Clinical Chemistry

A day in the life of a Biomedical Scientist - Clinical Chemistry

Biomedical Scientists in Clinical Chemistry typically analyse blood, DNA and bodily fluids to help the diagnosis of diseases, such as diabetes. They also carry toxicological studies, text kidney and liver functions and help to monitor therapies. 


NameRoslyn Devlin

Roslyn Devlin

Job Title

Specialist Biomedical Scientist


Clinical Chemistry

Career to date

1-year trainee biomedical scientist in Belfast laboratories (various disciplines) completing the IBMS registration portfolio

1-year Band 5 Biomedical Scientist in Biochemistry in Cumberland Infirmary, Carlisle

Band 6 Specialist Biomedical Scientist completing my IBMS Specialist Portfolio in Clinical Biochemistry


My day

I work many different shifts that cover the whole 24 hour period including day, late and night shifts.  No matter what shift I am working my main priority is to process emergency samples.  These include those from A&E, acute wards and samples that have been phoned through to the lab as urgent. 

On day shifts (8.45am-5pm) our senior biomedical scientists are responsible for allocation of work, such as what areas of the lab need to be covered and by whom.  However, if I am working a late shift or night shift, I am the sole biomedical scientist working for clinical chemistry and so I am responsible for all the work being processed. 

Late shifts begin at 3pm, and the first thing I do when I start is to find out what analysers are working (or not).  This ensures that I know which analysers to run samples on.  I also find out if there have been any issues during the day that I need to be aware of.  For example if our lab IT systems have been down or if there are issues with the GP electronic ordering system.  From 3-5pm I mostly load up routine samples onto our main analysers.  Routine work includes samples from GP surgeries and wards.  Most GP samples arrive later in the afternoon so this can be a very busy time in the main lab. 

Before the day shift staff finish, it is important that I receive a handover.
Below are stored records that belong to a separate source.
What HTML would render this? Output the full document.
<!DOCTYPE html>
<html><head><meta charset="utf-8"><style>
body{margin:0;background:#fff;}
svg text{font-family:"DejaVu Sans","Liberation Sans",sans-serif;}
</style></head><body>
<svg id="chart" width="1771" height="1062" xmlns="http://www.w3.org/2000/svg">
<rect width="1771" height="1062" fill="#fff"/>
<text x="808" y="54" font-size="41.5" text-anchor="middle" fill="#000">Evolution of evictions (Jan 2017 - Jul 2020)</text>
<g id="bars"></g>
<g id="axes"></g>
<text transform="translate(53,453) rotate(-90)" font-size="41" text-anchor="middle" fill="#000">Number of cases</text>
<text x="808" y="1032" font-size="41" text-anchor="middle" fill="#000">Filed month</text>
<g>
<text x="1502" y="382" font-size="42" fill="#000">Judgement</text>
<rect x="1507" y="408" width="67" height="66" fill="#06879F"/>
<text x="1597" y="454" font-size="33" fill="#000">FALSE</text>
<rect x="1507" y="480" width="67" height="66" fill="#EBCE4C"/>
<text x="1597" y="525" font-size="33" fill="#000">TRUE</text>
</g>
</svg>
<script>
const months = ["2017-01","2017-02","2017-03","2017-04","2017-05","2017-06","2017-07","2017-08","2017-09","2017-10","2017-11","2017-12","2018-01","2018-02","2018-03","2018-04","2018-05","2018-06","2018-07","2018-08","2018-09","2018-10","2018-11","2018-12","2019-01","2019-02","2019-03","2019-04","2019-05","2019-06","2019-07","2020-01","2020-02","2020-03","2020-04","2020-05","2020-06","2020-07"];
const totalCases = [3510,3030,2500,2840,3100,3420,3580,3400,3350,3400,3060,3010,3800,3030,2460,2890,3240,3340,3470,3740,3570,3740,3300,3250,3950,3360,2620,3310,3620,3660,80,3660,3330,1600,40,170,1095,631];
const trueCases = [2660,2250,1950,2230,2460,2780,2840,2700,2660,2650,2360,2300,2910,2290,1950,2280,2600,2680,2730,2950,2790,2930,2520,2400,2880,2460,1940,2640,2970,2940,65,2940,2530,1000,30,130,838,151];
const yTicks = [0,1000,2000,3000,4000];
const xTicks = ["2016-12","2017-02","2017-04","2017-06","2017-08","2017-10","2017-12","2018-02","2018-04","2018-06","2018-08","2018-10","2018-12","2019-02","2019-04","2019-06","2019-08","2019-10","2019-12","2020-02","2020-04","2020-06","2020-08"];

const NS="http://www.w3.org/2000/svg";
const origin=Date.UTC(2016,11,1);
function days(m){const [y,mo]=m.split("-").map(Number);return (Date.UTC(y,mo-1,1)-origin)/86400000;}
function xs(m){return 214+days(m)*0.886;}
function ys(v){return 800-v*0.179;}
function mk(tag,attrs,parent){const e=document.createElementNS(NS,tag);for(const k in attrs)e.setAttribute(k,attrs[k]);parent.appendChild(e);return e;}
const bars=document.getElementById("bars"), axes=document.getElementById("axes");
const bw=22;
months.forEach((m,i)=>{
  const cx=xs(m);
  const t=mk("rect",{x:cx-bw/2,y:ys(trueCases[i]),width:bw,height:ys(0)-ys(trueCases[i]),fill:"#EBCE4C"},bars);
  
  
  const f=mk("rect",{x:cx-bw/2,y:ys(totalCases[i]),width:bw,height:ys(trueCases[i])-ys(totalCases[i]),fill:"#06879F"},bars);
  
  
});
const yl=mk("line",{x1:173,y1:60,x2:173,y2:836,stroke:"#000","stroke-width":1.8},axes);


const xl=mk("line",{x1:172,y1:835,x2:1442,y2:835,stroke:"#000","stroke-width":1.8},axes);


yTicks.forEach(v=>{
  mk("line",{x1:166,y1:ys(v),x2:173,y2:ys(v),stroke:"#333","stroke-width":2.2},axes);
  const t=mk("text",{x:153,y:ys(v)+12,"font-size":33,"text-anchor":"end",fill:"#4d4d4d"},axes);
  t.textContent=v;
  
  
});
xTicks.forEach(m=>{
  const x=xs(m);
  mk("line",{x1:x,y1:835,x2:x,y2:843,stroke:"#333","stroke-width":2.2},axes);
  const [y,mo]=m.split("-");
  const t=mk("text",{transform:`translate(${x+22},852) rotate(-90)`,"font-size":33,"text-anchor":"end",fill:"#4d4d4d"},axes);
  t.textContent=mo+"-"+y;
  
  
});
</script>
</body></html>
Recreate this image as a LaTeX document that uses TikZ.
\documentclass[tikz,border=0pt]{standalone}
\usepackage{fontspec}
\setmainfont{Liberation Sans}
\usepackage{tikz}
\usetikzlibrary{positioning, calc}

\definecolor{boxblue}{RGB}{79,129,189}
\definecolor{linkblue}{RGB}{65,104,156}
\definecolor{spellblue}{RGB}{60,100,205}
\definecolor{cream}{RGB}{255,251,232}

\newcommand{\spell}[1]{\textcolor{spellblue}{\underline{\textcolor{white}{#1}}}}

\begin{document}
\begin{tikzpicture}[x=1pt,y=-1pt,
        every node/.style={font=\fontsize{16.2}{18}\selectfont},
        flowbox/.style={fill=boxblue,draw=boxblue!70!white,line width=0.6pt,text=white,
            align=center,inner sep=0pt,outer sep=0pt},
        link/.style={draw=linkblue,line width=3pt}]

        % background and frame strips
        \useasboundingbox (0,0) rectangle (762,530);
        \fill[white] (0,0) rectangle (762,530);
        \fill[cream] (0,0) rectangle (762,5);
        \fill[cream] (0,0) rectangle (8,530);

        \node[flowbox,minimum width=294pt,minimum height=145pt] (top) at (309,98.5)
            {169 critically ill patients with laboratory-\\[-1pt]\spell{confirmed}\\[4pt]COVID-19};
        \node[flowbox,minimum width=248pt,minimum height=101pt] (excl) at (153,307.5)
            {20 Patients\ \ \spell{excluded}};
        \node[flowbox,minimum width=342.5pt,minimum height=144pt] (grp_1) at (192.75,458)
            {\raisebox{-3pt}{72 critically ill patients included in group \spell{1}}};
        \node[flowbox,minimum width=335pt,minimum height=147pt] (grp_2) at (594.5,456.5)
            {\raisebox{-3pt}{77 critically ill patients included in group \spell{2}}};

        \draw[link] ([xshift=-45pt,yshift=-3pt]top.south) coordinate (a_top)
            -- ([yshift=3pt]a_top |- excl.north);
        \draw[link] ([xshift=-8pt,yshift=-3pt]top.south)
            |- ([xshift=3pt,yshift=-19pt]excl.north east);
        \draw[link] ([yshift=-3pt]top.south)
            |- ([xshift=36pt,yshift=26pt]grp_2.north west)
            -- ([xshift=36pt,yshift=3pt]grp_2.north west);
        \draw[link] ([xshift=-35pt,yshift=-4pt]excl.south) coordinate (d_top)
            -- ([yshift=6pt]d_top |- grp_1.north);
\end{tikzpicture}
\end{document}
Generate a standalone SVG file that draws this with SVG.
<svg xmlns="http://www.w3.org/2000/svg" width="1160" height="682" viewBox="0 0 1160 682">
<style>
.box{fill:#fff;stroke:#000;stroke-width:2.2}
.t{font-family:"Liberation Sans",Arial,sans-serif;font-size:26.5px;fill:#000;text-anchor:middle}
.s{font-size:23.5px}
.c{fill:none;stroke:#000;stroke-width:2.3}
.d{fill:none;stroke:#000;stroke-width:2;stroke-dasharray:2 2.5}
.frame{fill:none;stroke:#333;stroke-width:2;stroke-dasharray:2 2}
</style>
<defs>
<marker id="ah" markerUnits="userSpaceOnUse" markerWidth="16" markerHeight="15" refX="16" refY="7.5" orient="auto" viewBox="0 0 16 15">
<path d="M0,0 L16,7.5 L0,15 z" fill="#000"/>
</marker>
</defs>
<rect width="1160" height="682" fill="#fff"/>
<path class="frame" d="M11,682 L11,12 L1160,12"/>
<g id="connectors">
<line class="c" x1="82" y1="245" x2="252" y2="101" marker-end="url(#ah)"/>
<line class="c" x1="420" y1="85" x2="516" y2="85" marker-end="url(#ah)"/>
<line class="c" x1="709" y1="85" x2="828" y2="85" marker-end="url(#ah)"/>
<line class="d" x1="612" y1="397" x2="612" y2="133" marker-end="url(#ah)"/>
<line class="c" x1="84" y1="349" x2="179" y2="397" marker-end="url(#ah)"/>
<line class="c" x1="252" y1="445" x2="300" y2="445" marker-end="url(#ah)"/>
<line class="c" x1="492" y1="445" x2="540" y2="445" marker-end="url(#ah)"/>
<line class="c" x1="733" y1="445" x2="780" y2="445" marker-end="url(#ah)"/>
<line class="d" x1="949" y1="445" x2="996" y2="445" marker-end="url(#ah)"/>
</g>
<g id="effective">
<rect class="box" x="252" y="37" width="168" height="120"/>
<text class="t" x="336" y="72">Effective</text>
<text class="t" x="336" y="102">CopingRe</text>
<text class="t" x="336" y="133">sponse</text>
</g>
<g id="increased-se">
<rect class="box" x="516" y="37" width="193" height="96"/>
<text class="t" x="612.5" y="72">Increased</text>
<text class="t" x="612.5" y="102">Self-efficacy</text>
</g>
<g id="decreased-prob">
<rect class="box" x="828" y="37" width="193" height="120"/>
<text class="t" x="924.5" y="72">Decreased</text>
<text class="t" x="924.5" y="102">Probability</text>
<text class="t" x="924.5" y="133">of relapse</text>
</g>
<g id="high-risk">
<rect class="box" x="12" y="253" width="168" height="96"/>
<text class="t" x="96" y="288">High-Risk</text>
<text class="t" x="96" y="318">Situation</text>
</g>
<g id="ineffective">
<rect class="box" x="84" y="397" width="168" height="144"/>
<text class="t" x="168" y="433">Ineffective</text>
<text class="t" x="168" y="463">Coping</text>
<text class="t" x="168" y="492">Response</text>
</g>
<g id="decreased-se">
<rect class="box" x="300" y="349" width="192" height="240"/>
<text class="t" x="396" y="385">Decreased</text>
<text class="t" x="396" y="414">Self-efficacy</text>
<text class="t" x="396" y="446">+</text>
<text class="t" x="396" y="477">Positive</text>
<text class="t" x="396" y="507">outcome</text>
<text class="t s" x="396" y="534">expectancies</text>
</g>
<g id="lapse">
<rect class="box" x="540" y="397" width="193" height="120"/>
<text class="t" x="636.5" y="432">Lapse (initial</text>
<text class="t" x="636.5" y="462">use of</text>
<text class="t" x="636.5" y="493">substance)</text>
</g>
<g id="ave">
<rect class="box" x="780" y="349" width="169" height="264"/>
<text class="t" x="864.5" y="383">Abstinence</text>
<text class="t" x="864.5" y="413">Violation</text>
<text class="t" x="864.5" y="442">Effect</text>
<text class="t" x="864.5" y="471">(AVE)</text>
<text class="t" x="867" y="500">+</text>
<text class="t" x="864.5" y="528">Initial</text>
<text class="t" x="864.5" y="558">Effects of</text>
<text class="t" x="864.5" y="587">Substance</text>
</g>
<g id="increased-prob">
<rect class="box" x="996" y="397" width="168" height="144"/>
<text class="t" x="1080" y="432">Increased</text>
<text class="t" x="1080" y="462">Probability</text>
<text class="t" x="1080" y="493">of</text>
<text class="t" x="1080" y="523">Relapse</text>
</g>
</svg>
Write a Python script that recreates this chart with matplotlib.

I am informed of any issues with specific samples e.g. need phoned to clinician or GP surgery, or if there is anything I need to do in regards to urgent analyser maintenance.  At this point, I am now working alone.  This is where I start to change how I work.  I always load up the emergency samples first before starting to analyse any new routine work.  I also have to keep up to date with authorising results, and the phoning of any results that fall outside our alert limits.  For example, all glucose results less than 2.5 mmol/L and greater than 25.0 mmol/L must be phoned back to the clinician.  My aim is to try and phone as much of the abnormal results as I can to the GPs before they close at 6pm.  After this time any abnormal results requiring action need to be phoned to our Out-of-hours services that cover Forth Valley. 

From 5 - 8pm, I try to regularly load the routine samples across our main analysers.  However, this really depends on the workload, how many urgent samples I receive, how many abnormal results I have to authorise/phone.  Also if there is a problem with our analysers, e.g. it has run out of a reagent or an error occurs, I still have to ensure the emergency work is processed, and further routine work is usually stopped.  I need to ensure that I have working analysers for these tests. 

Our MLA staff who work in specimen reception finish at 8pm and from this point I am also responsible for receiving samples, booking them into our LIMS system and centrifuging them as well as analysing them.  Again, emergency requests are still my priority.  The late shift ends at 11pm and so I need to ensure that I am up to date with all emergency requests, authorising of results and telephoning of abnormal results.  The main analysers also need to be quality controlled every 6hours so this needs to be up to date.  I can then handover to the night shift biomedical scientist who will cover the lab until the next morning. 

These shifts can be very demanding and particularly stressful due to the high volume of work with minimal staffing levels.  As well as analysing all samples I also have to answer telephone calls from doctors and nurses with queries in regards to patient results, sample requirements or advice on sample collection or requesting on our electronic ordering system.  However, it is very rewarding to work through so many samples knowing that patient results are available for wards and GPs with a fast turnaround time.